Jon has written 6 LSAT prep books and founded a company to help students master the LSAT. He offers a $49 video course on Logic Games. (The video course is included free if you sign up with Jon as a tutor.)

Jon offers live tutoring within 40 miles of New York City, but believes that online tutoring can be even better for his students.  He writes:

Making the online tutoring experience just as effective and personal as live tutoring is my specialty. While working together, we’ll use Skype to get the face-to-face experience. I also work in front of a real whiteboard so that I can demonstrate the concepts visually to maximize your understanding. Many of my students prefer my style of online tutoring to live tutoring because it eliminates travel time to and from tutoring locations which allows them to dedicate more time to studying.

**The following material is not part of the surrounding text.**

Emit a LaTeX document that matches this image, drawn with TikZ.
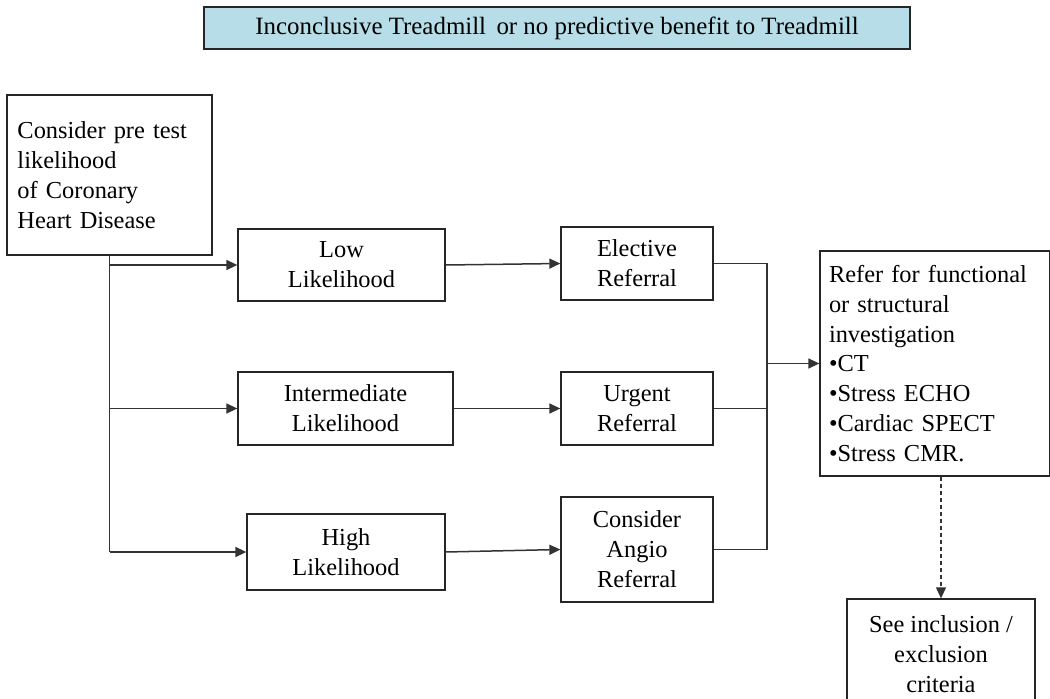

Jon currently has 26 student reviews on his WyzAnt profile. Many of them repeat the obvious (“great tutor!” and “awesome” are consistent themes), but a few go into more detail about why Jon is so effective. Here’s a sample from “Jennifer” in New Jersey:

He tailored a study plan to my needs and each session he thoroughly reviewed every prep test and answered every question I had. He targeted and corrected my weaknesses and with his extensive knowledge of the test was able to breakdown and explain any areas of difficulty providing me with the tools and techniques needed to attack the test effectively.

Jon McCarty is an inspiration to LSAT tutors like myself–and an asset. I don’t ever plan to write my own Logic Games video course, but, then. I don’t need to.  It’s already out there! I can help my students do better by studying what makes Jon a great tutor and doing my best to learn from his example.